In article <404@ubbpc.UUCP> wgh@ubbpc.UUCP (William G. Hutchison) writes:
  [ignores all the arguments, reasons, facts and opinions in my previous
   article, and tries to wriggle out with ...]

> Andy, I now know of 2 (two) institutions that ever tried to use Algol-68 at
>all seriously, yours, and Math. Centrum in Amsterdam.

	Well, if your mail and news directories have been as full as mine,
you now know of a few more;  I could (fairly) easily run up another hundred
or so, based on published papers, attendance at conferences, personal
contacts, etc.

> If that is not an embarrassing debacle for a language design, what, pray tell,
							^^^^^^
	This is shifting the ground somewhat, but let that pass ...

>is?  Ten million computer owners elected not to use Algol-68, and (order of
>magnitude) 2 institutions chose to use it.

	We now all know that 2 is not the right OOM.  It should be pointed
out that nor is 10000000.  We're talking about the early 70's, when computers
were mainframes, rare, hideously expensive, and located in computing centres
with large staffs.  [I realise that *some* places are *still* like that!]
Ordinary users didn't get much chance to "elect" whether or not to use any
particular language;  they were stuck with what their CC provided.

> I submit that the reason an utterly negligible fraction of the computer
>owners in the world use Algol-68 is that the language design was inherently
>flawed, and it is my interpretation that these flaws stemmed from the
>committee-design process (primarily).

	I suggest you point to such a flaw, and then we can perhaps discuss
it sensibly.

> The primary "benefit" that I see in your institutions' choice of Algol-68 is
>that you write programs that nobody else can use, and that your students have
>to do extra work learning mainstream languages after they graduate.

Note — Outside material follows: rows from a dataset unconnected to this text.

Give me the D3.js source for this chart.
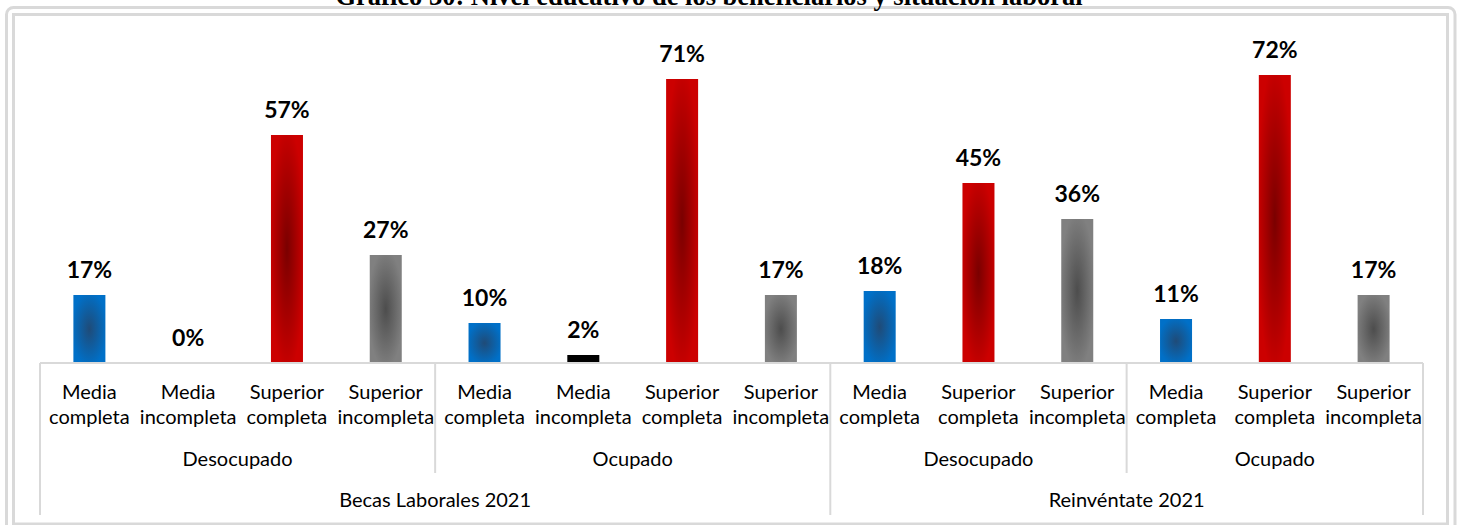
<!DOCTYPE html>
<html>
<head>
<meta charset="utf-8">
<script src="https://cdn.jsdelivr.net/npm/d3@7"></script>
<style>
  html, body { margin: 0; padding: 0; background: #ffffff; }
  svg { display: block; }
</style>
</head>
<body>
<svg id="chart" width="1459" height="525"></svg>
<script>
// Nivel educativo por programa y situación laboral
const programs   = ["Becas Laborales 2021", "Reinvéntate 2021"];
const situations = ["Desocupado", "Ocupado", "Desocupado", "Ocupado"];
const situationProgram = [0, 0, 1, 1];
const levels = [
  "Media completa", "Media incompleta", "Superior completa", "Superior incompleta",
  "Media completa", "Media incompleta", "Superior completa", "Superior incompleta",
  "Media completa", "Superior completa", "Superior incompleta",
  "Media completa", "Superior completa", "Superior incompleta"
];
const levelSituation = [0, 0, 0, 0, 1, 1, 1, 1, 2, 2, 2, 3, 3, 3];
const values = [17, 0, 57, 27, 10, 2, 71, 17, 18, 45, 36, 11, 72, 17];
const titleText = "Gráfico 30: Nivel educativo de los beneficiarios y situación laboral";

const svg = d3.select("#chart");
const axisColor = "#d9d9d9";
const font = "Lato, 'Open Sans', sans-serif";

// marco exterior doble
svg.append("rect").attr("x", 6.5).attr("y", 7.5).attr("width", 1448.5).attr("height", 530)
  .attr("rx", 7).attr("fill", "none").attr("stroke", axisColor).attr("stroke-width", 3);
svg.append("rect").attr("x", 13.5).attr("y", 14.5).attr("width", 1434).attr("height", 509.5)
  .attr("fill", "none").attr("stroke", axisColor).attr("stroke-width", 3);

// título (parcialmente fuera del lienzo)
svg.append("text").attr("x", 709).attr("y", 5).attr("text-anchor", "middle")
  .attr("font-family", "'Liberation Serif', 'Times New Roman', serif")
  .attr("font-weight", "bold").attr("font-size", 26.5).attr("fill", "#000")
  .text(titleText);

const x0 = 40, x1 = 1423, yBase = 363;
const pad = 0.676;
const x = d3.scaleBand().domain(d3.range(levels.length)).range([x0, x1])
  .paddingInner(pad).paddingOuter(pad / 2);
const y = d3.scaleLinear().domain([0, 80]).range([yBase, 43]);
const step = x.step();

// gradientes de trayectoria (centro oscuro)
const defs = svg.append("defs");
const palette = {
  blue: ["#1f4b78", "#0070c8"],
  red:  ["#7a0000", "#cc0000"],
  gray: ["#4d4d4d", "#808080"],
  black: ["#000000", "#000000"]
};
Object.entries(palette).forEach(([k, [c0, c1]]) => {
  const g = defs.append("radialGradient").attr("id", "g-" + k)
    .attr("cx", "50%").attr("cy", "50%").attr("r", "55%");
  g.append("stop").attr("offset", "0%").attr("stop-color", c0);
  g.append("stop").attr("offset", "100%").attr("stop-color", c1);
});
function colorKey(i) {
  const l = levels[i];
  if (l === "Media completa") return "blue";
  if (l === "Media incompleta") return "black";
  if (l === "Superior completa") return "red";
  return "gray";
}

// barras
svg.append("g").selectAll("rect").data(values).join("rect")
  .attr("x", (d, i) => x(i))
  .attr("y", d => y(d))
  .attr("width", x.bandwidth())
  .attr("height", d => yBase - y(d))
  .attr("fill", (d, i) => "url(#g-" + colorKey(i) + ")");

// etiquetas de valor
svg.append("g").selectAll("text").data(values).join("text")
  .attr("x", (d, i) => x(i) + x.bandwidth() / 2)
  .attr("y", d => y(d) - 17)
  .attr("text-anchor", "middle")
  .attr("font-family", font).attr("font-weight", "bold").attr("font-size", 23)
  .attr("fill", "#000")
  .text(d => d + "%");

// eje de categorías multinivel
const axis = svg.append("g").attr("stroke", axisColor).attr("stroke-width", 2);
axis.append("line").attr("x1", x0).attr("x2", x1).attr("y1", yBase).attr("y2", yBase);

// límites de grupos
const sitStart = situations.map((s, k) => levelSituation.indexOf(k));
const sitEnd = situations.map((s, k) => levelSituation.lastIndexOf(k) + 1);
const progStart = programs.map((p, k) => sitStart[situationProgram.indexOf(k)]);
const progEnd = programs.map((p, k) => sitEnd[situationProgram.lastIndexOf(k)]);
const edge = i => x0 + i * step;

const progEdges = Array.from(new Set(progStart.concat(progEnd)));
progEdges.forEach(i => {
  axis.append("line").attr("x1", edge(i)).attr("x2", edge(i)).attr("y1", yBase).attr("y2", 515);
});
sitStart.forEach(i => {
  if (progEdges.includes(i)) return;
  axis.append("line").attr("x1", edge(i)).attr("x2", edge(i)).attr("y1", yBase).attr("y2", 473);
});

const labels = svg.append("g").attr("font-family", font).attr("font-size", 20)
  .attr("fill", "#000").attr("text-anchor", "middle");
levels.forEach((l, i) => {
  const parts = l.split(" ");
  const cx = x(i) + x.bandwidth() / 2;
  const t = labels.append("text").attr("x", cx);
  t.append("tspan").attr("x", cx).attr("y", 399).text(parts[0]);
  t.append("tspan").attr("x", cx).attr("y", 424).text(parts[1]);
});
situations.forEach((s, k) => {
  labels.append("text").attr("x", (edge(sitStart[k]) + edge(sitEnd[k])) / 2).attr("y", 466).text(s);
});
programs.forEach((p, k) => {
  labels.append("text").attr("x", (edge(progStart[k]) + edge(progEnd[k])) / 2).attr("y", 507).text(p);
});
</script>
</body>
</html>
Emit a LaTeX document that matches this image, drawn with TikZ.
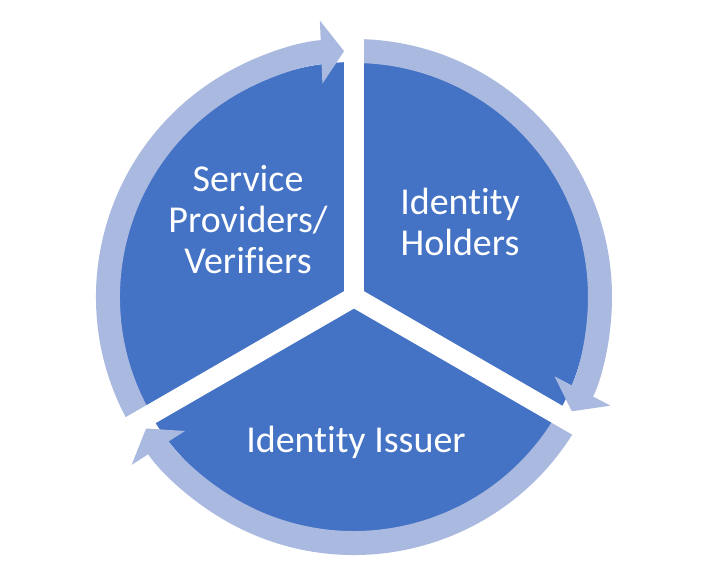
\documentclass[tikz,border=0pt]{standalone}
\usepackage{fontspec}
\setmainfont{Carlito}[Ligatures=NoCommon]
\usepackage{tikz}
\usetikzlibrary{arrows.meta}
\definecolor{cpie}{HTML}{4472C4}
\definecolor{cring}{HTML}{AAB9DF}
\tikzset{
  ring/.style={line width=24pt,cring,line cap=butt,-{Triangle[length=23pt,width=62pt]}},
  gapband/.style={line width=20pt,white,line cap=butt},
  lbl/.style={text=white,align=center,inner sep=0pt,font=\fontsize{38}{41}\selectfont},
}
\newcommand{\rmid}{246}

\begin{document}
\begin{tikzpicture}[x=1pt,y=1pt]
\useasboundingbox (-354,-273) rectangle (353,297);

% ================= pie and cycle ring =================
\coordinate (hub) at (0,0);
\fill[cpie] (hub) circle[radius=235];
\draw[ring] (210:\rmid) arc[start angle=210,end angle=92.3,radius=\rmid];
\draw[ring] (90:\rmid) arc[start angle=90,end angle=-27.7,radius=\rmid];
\draw[ring] (-30:\rmid) arc[start angle=-30,end angle=-147.7,radius=\rmid];

% white gaps between the three segments
\foreach \a/\n in {90/top,210/left,330/right}{
  \coordinate (gap-\n) at (\a:280);
  \draw[gapband] (hub) -- (gap-\n);
}

% ================= labels =================
\node[lbl] (verifiers) at (-106,77) {Service\\Providers/\\Verifiers};
\node[lbl] (holders) at (106,75) {Identity\\Holders};
\node[lbl,anchor=base] (issuer) at (2,-155) {Identity Issuer};

\end{tikzpicture}
\end{document}
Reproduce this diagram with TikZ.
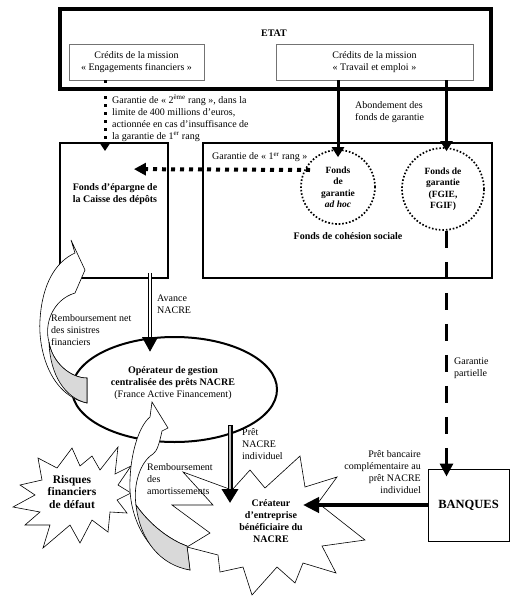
\documentclass[tikz,border=0pt]{standalone}
\usepackage{fontspec}
\setmainfont{Liberation Serif}
\usetikzlibrary{arrows.meta,calc,shapes.geometric}
\begin{document}
\begin{tikzpicture}[x=1pt,y=-1pt,
  txt/.style={font=\fontsize{10}{12}\selectfont, inner sep=0pt},
  ltxt/.style={txt, align=left, anchor=north west},
  rtxt/.style={txt, align=right, anchor=north east},
  btxt/.style={font=\fontsize{10}{12}\selectfont\bfseries, align=center, inner sep=0pt},
  fbox/.style={draw, line width=1.8pt, inner sep=0pt},
  cbox/.style={draw=black!55, line width=0.8pt, align=center, inner sep=0pt, font=\fontsize{10}{12}\selectfont},
  dcirc/.style={circle, draw, line width=1.7pt, dash pattern=on 1.6pt off 1.9pt, inner sep=0pt, align=center, font=\fontsize{9.5}{11.5}\selectfont\bfseries},
  burst/.style={draw, fill=white, line width=0.6pt, line join=miter},
  curv/.style={draw, fill=white, line width=0.6pt},
  curvg/.style={draw, fill=gray!30, line width=0.6pt},
  tharr/.style={line width=3pt, -{Triangle[length=10pt,width=12pt]}},
  bqarr/.style={line width=4pt, -{Triangle[length=16pt,width=15pt]}},
  dotarr/.style={line width=3pt, dash pattern=on 3pt off 5pt, -{Triangle[length=9pt,width=11pt]}},
  dotarrh/.style={line width=4pt, dash pattern=on 4pt off 5pt, -{Triangle[length=12pt,width=12pt]}},
  dasharr/.style={line width=3pt, dash pattern=on 17pt off 14pt, -{Triangle[length=13pt,width=13pt]}},
  dblarr/.style={line width=4pt, -{Triangle[length=15pt,width=15pt]}},
  dblin/.style={line width=1.6pt, white, shorten >=15pt, shorten <=0.5pt},
  gryarr/.style={line width=5pt, -{Triangle[length=14pt,width=16pt]}},
  gryin/.style={line width=2pt, gray!55, shorten >=14pt, shorten <=0.5pt},
]
\useasboundingbox (0,0) rectangle (516,600);

% ETAT
\node[draw, line width=4pt, minimum width=431, minimum height=80, inner sep=0pt] (etat) at (275.5,49) {};
\node[btxt] (etatlbl) at (274,33) {ETAT};
\node[cbox, minimum width=135, minimum height=36] (cef) at (136.5,62) {Crédits de la mission\\« Engagements financiers »};
\node[cbox, minimum width=197, minimum height=36] (cte) at (374.5,62) {Crédits de la mission\\« Travail et emploi »};

% Fonds boxes
\node[fbox, minimum width=108, minimum height=135] (fe) at (114,210.5) {};
\node[btxt] (fetxt) at (115,194) {Fonds d’épargne de\\la Caisse des dépôts};
\node[fbox, minimum width=289, minimum height=135] (fcs) at (347.5,210.5) {};
\node[dcirc, minimum size=74] (c1) at (338,187) {Fonds\\de\\garantie\\\textit{ad hoc}};
\node[dcirc, minimum size=82] (c2) at (443,189) {Fonds de\\garantie\\(FGIE,\\FGIF)};
\node[btxt] (fcstxt) at (348,236) {Fonds de cohésion sociale};

% Operateur ellipse
\node[ellipse, draw, line width=2pt, minimum width=205, minimum height=105, inner sep=0pt] (op) at (174.5,389.5) {};
\node[font=\fontsize{10}{12}\selectfont, align=center, inner sep=0pt] (optxt) at (173,383) {\textbf{Opérateur de gestion}\\\textbf{centralisée des prêts NACRE}\\(France Active Financement)};

% Banques
\node[draw, line width=1pt, minimum width=81, minimum height=72, inner sep=0pt, font=\fontsize{12.5}{14}\selectfont\bfseries] (bq) at (468.5,505) {BANQUES};

% Stars
\draw[burst] (38,458) -- (57,468) -- (72,448) -- (80,466) -- (92,456) -- (100,470) -- (118,447) -- (115,474) -- (131,466) -- (118,485) -- (131,493) -- (117,500) -- (127,513) -- (110,512) -- (108,532) -- (92,520) -- (80,543) -- (70,525) -- (43,548) -- (50,525) -- (25,525) -- (40,512) -- (13,507) -- (35,495) -- (20,485) -- (42,480) -- cycle;
\node[font=\fontsize{11.5}{12.5}\selectfont\bfseries, align=center, inner sep=0pt] (rq) at (72,492) {Risques\\financiers\\de défaut};

\draw[burst] (183,472) -- (232,490) -- (250,470) -- (265,488) -- (300,456) -- (305,487) -- (337,477) -- (318,503) -- (365,540) -- (322,546) -- (336,573) -- (303,563) -- (295,583) -- (277,567) -- (252,595) -- (243,567) -- (220,572) -- (218,555) -- (187,547) -- (210,533) -- (172,505) -- (213,505) -- cycle;
\node[btxt] (cr) at (271,521) {Créateur\\d’entreprise\\bénéficiaire du\\NACRE};

% Curved arrows
\draw[curv] (75,253) -- (71,240) -- (85,270) -- (75,293) .. controls (52,300) and (44,325) .. (49,342) .. controls (52,362) and (70,378) .. (87,378) -- (87,403) .. controls (50,395) and (38,350) .. (40,320) .. controls (42,285) and (55,262) .. (75,253) -- cycle;
\draw[curvg] (49,342) .. controls (52,362) and (70,378) .. (87,378) -- (87,403) .. controls (65,398) and (50,375) .. (49,342) -- cycle;

\draw[curv] (152,402) -- (168,428) -- (162,431) .. controls (159,445) and (157,451) .. (153,454) .. controls (140,462) and (133,485) .. (136,505) .. controls (150,525) and (170,540) .. (187,546) -- (190,570) .. controls (150,560) and (128,520) .. (130,480) .. controls (131,450) and (140,425) .. (150,417) -- cycle;
\draw[curvg] (136,505) .. controls (150,525) and (170,540) .. (187,546) -- (190,570) .. controls (160,565) and (140,540) .. (136,505) -- cycle;

% Connectors
\draw[dotarr] ([xshift=-31.5pt]cef.south) -- ([xshift=-9pt,yshift=-9pt]fe.north);
\draw[tharr] ([xshift=-36.5pt]cte.south) -- ([yshift=-8pt]c1.north);
\draw[tharr] ([xshift=72pt]cte.south) -- ([xshift=3.5pt,yshift=-4pt]c2.north);
\draw[dotarrh] ($(c1.center)+(-28,-17)$) -- ($(fe.north east)+(-35,27)$);
\draw[dasharr] ([xshift=3.5pt]c2.south) -- ([xshift=-22pt,yshift=-8pt]bq.north);
\draw[dblarr] ($(fe.south)+(36,-6)$) -- ($(op.center)+(-24.5,-37.5)$);
\draw[dblin] ($(fe.south)+(36,-6)$) -- ($(op.center)+(-24.5,-37.5)$);
\draw[gryarr] ($(op.center)+(55.5,35.5)$) -- ($(cr.center)+(-41,-18)$);
\draw[gryin] ($(op.center)+(55.5,35.5)$) -- ($(cr.center)+(-41,-18)$);
\draw[bqarr] (bq.west) -- ($(cr.center)+(32,-16)$);

% Labels
\node[ltxt] (l2r) at (112,94.5) {Garantie de « 2\textsuperscript{ème} rang », dans la\\limite de 400 millions d’euros,\\actionnée en cas d’insuffisance de\\la garantie de 1\textsuperscript{er} rang};
\node[ltxt] (lab) at (355,101) {Abondement des\\fonds de garantie};
\node[ltxt] (l1r) at (212,152.5) {Garantie de « 1\textsuperscript{er} rang »};
\node[ltxt] (lav) at (157,294.5) {Avance\\NACRE};
\node[ltxt] (lrs) at (51,314.5) {Remboursement net\\des sinistres\\financiers};
\node[ltxt] (lgp) at (454,357.5) {Garantie\\partielle};
\node[ltxt] (lpn) at (242,428.5) {Prêt\\NACRE\\individuel};
\node[ltxt] (lra) at (147,463.5) {Remboursement\\des\\amortissements};
\node[rtxt] (lpb) at (421,450.5) {Prêt bancaire\\complémentaire au\\prêt NACRE\\individuel};
\end{tikzpicture}
\end{document}
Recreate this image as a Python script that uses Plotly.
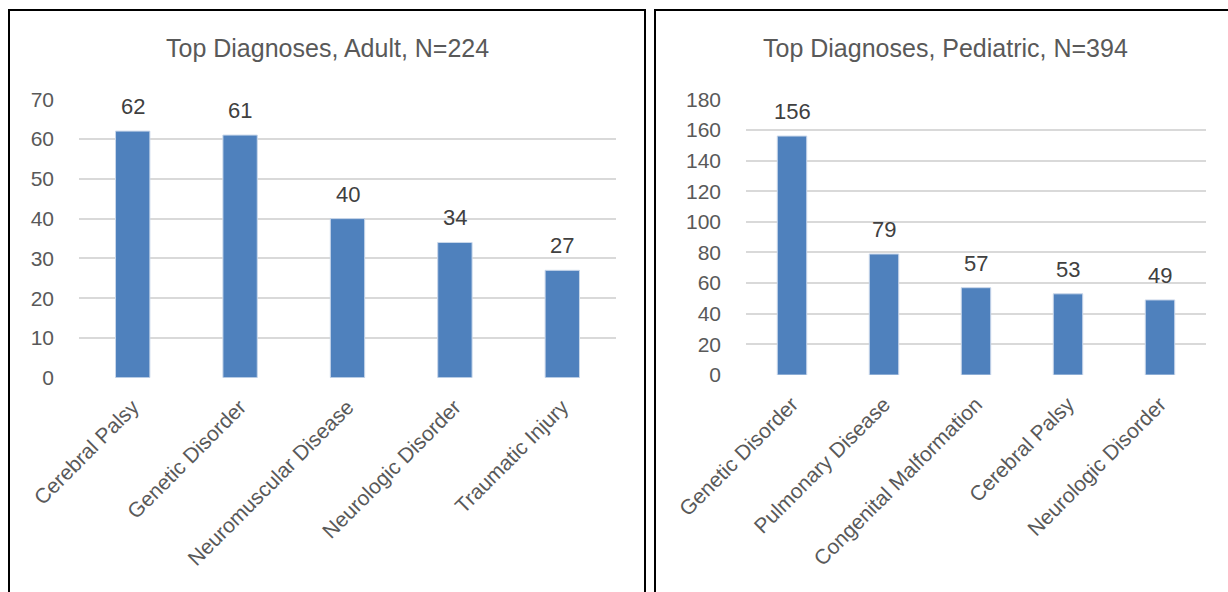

	This worried us at the time.  We talked to many prospective employers
of our graduates.  *Without exception* they said:  "Teach what you like.  We
will teach them Fortran or Cobol or whatever.  They will have to adapt to
our coding standards, hardware, operating system, etc, etc;  they might just
as well adapt to our software as well.  Please send us graduates who are
computer literate, and who know how to think."  Would the Unisys UNIX
Portation Center's advice have been different?

	No ex-student has ever returned to complain about the time "wasted"
learning Algol 68;  many have said how much they appreciated Algol once they
had been forced to learn "inferior" languages.

-- 
Andy Walker, Maths Dept., Nott'm Univ., UK.